Harvard makes much of its professors’ and students’ entrepreneurial prowess. Unsurprisingly, that knack extends to finding ways to express themselves and to probe for institutional weaknesses. Cue the bullfight.

 

On multiple occasions this fall, pro-Palestinian students have organized themselves to go to a library reading room together and to display, in their dress and with signage, support for their cause (see “‘Study-Ins’ and Studying,” this issue, page 13). During the initial Widener protest, the library’s response was to notify students that they were violating policy, have security personnel collect ID information from those who failed to disperse, and then withhold physical access to Widener for two weeks. Faculty members who staged a similar demonstration in support of the students got the same treatment.

These actions were organized protests or demonstrations: clearly proscribed. Thus, some sanction would necessarily ensue, lest the perpetrators undercut orderly governance. But that begs the real question: apart from the commotion caused by security personnel warning the protesters and collecting IDs, how were other patrons’ academic pursuits knocked off-kilter? As a November 13 Crimson editorial headlined, “Whether Study-Ins Are Protests Doesn’t Matter. Whether They’re Disruptive Does”—a blanket condemnation of Harvard’s policies and punishments in these cases.

Consider a thought experiment: If a few dozen students had joined together last November 4 and entered Widener wearing buttons that read “Kamala = Communist” or “Trumpism Is Fascism,” would their partisan act have been tolerated? (And if not, what does that say about the fiber of Harvard students exposed to others’ differing opinions?) The segue from defining speech via place-based rules to punishing silent, if organized, pro-Palestinian advocacy seems, charitably, another category error.

Defending free speech requires challenging procedures that don’t make sense. In response to Harvard’s ban on sidewalk chalking, faculty members broke the rule and the Faculty of Arts and Sciences then intelligently modified its applicability to its own facilities. The library protests may be viewed as a similar attack on administrative pettifoggery. That they have now become a preoccupation of University leaders, who weighed in against the protests on November 4, and the subject of the FAS dean’s extended remarks at the November 5 faculty meeting (see harvardmag.com/state-of-fas-24), suggests that the rules are producing unintended consequences and vulnerabilities—and so have become more of a problem than the community’s discourse per se. As a further result, Harvard’s leaders continue to focus on lesser matters (perhaps from fear of external critics’ desire to repress protests, at least of this flavor), rather than on articulating academic priorities.

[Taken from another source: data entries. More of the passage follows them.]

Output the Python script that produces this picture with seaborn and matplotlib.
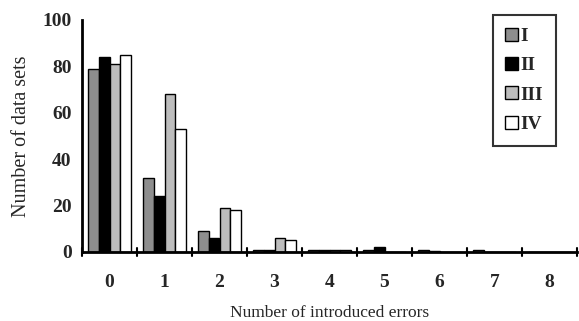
import matplotlib
matplotlib.use("Agg")
import matplotlib.pyplot as plt
import seaborn as sns
import pandas as pd
from matplotlib.patches import Patch

errors = ["0", "1", "2", "3", "4", "5", "6", "7", "8"]
series_names = ["I", "II", "III", "IV"]
vals_I = [79, 32, 9, 1, 1, 1, 1, 1, 0]
vals_II = [84, 24, 6, 1, 1, 2, 0.5, 0, 0]
vals_III = [81, 68, 19, 6, 1, 0, 0, 0, 0]
vals_IV = [85, 53, 18, 5, 1, 0, 0, 0, 0]
y_ticks = [0, 20, 40, 60, 80, 100]
colors = ["#8e8e8e", "#000000", "#bdbdbd", "#ffffff"]

rows = []
for name, vals in zip(series_names, [vals_I, vals_II, vals_III, vals_IV]):
    for e, v in zip(errors, vals):
        rows.append({"errors": e, "count": v, "type": name})
df = pd.DataFrame(rows)

sns.set_theme(style="white")
plt.rcParams["font.family"] = ["Liberation Serif", "DejaVu Serif"]

fig = plt.figure(figsize=(5.79, 3.21), dpi=100)
ax = fig.add_axes([82 / 579, 1 - 252 / 321, 495 / 579, 232 / 321])

sns.barplot(data=df, x="errors", y="count", hue="type", order=errors,
            hue_order=series_names, palette=colors, edgecolor="black",
            linewidth=1.0, width=0.78, ax=ax, legend=False)

ax.set_xlim(-0.5, 8.5)
ax.set_ylim(0, 100)
ax.set_yticks(y_ticks)
ax.set_yticklabels([str(t) for t in y_ticks], fontsize=14, fontweight="bold")
ax.set_xticks(range(len(errors)))
ax.set_xticklabels(errors, fontsize=14, fontweight="bold")
ax.tick_params(axis="x", length=0, pad=16)
ax.tick_params(axis="y", direction="inout", length=7, width=1.5, pad=4)
for b in [i - 0.5 for i in range(len(errors) + 1)]:
    ax.plot([b, b], [-1.7, 1.7], color="black", lw=1.5, clip_on=False, zorder=5)

for s in ["top", "right"]:
    ax.spines[s].set_visible(False)
for s in ["left", "bottom"]:
    ax.spines[s].set_linewidth(2)
    ax.spines[s].set_color("black")

ax.set_xlabel("Number of introduced errors", fontsize=12.5, labelpad=10)
ax.set_ylabel("Number of data sets", fontsize=14.5, labelpad=8)

handles = [Patch(facecolor=c, edgecolor="black", linewidth=1) for c in colors]
leg = ax.legend(handles, series_names, loc="upper right",
                bbox_to_anchor=(556 / 579, 1 - 15 / 321), bbox_transform=fig.transFigure,
                frameon=True, fancybox=False, handlelength=0.65, handleheight=0.65,
                handletextpad=0.15, labelspacing=0.62, borderpad=0.65, borderaxespad=0,
                prop={"family": "Liberation Serif", "weight": "bold", "size": 14})
leg.get_frame().set_edgecolor("black")
leg.get_frame().set_linewidth(1.5)

fig.savefig("out.png", dpi=100)
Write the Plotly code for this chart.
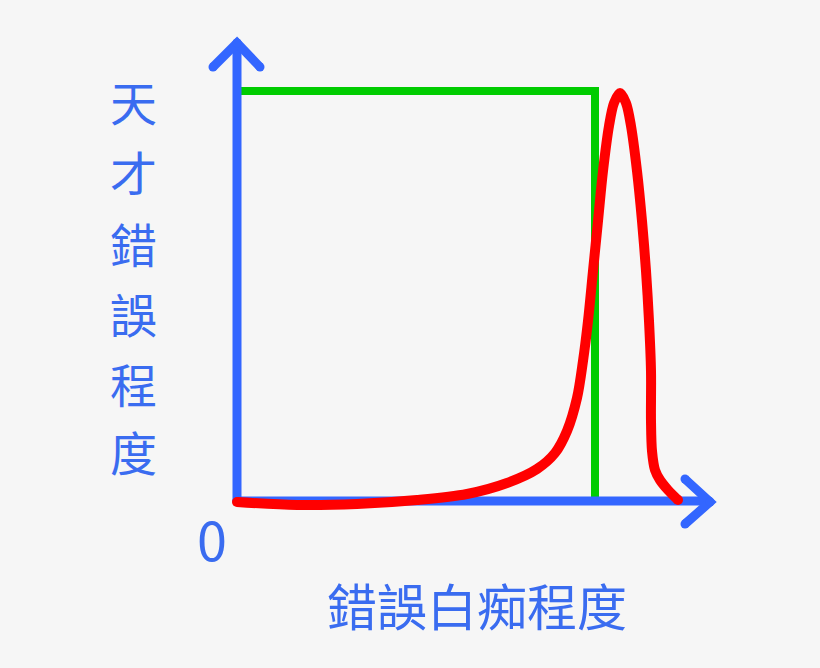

The ultimate stakes, of course, are the substantive concerns: making room for speech that may irritate, or actually infuriate, people who hold other views (see the review of Freedom for the Thought That We Hate: A Biography of the First Amendment, by the late Anthony Lewis ’48, NF ’57, May-June 2008). On these grounds, this autumn’s protests themselves are small beer. Against the backdrop of decades of Middle East strife, the latest bloodshed, with its shocking civilian toll initially in Israel and now in Gaza, Lebanon, and beyond, continues. Differing views on those horrific issues beg to be addressed directly through substantive teach-ins or further organizing in the public square: attempts to educate a polarized polity or influence policy. Instead, the discourse has been turned inward and reduced to a whack-a-mole contest of wills about University rulemaking. This is a form of category error, too: civil disobedience calculated to annoy the University brass—no doubt gratifying to people of a certain turn of mind, but vanishingly unlikely to make a real difference to those who are suffering.

If the protesters want to address those issues and highlight their larger speech concerns, maybe they could apply to stage events in all the officially approved times, places, and manners, to see whether Harvard’s procedures and rules apply fairly and neutrally, and to use those occasions to make their case about the matters of life and death facing those in the war zone. In both senses, those would be the highest stakes for Harvard—clarifying not only the bounds of speech within this community, but also the purposes to which that speech can usefully be put—after a year of dismaying failures.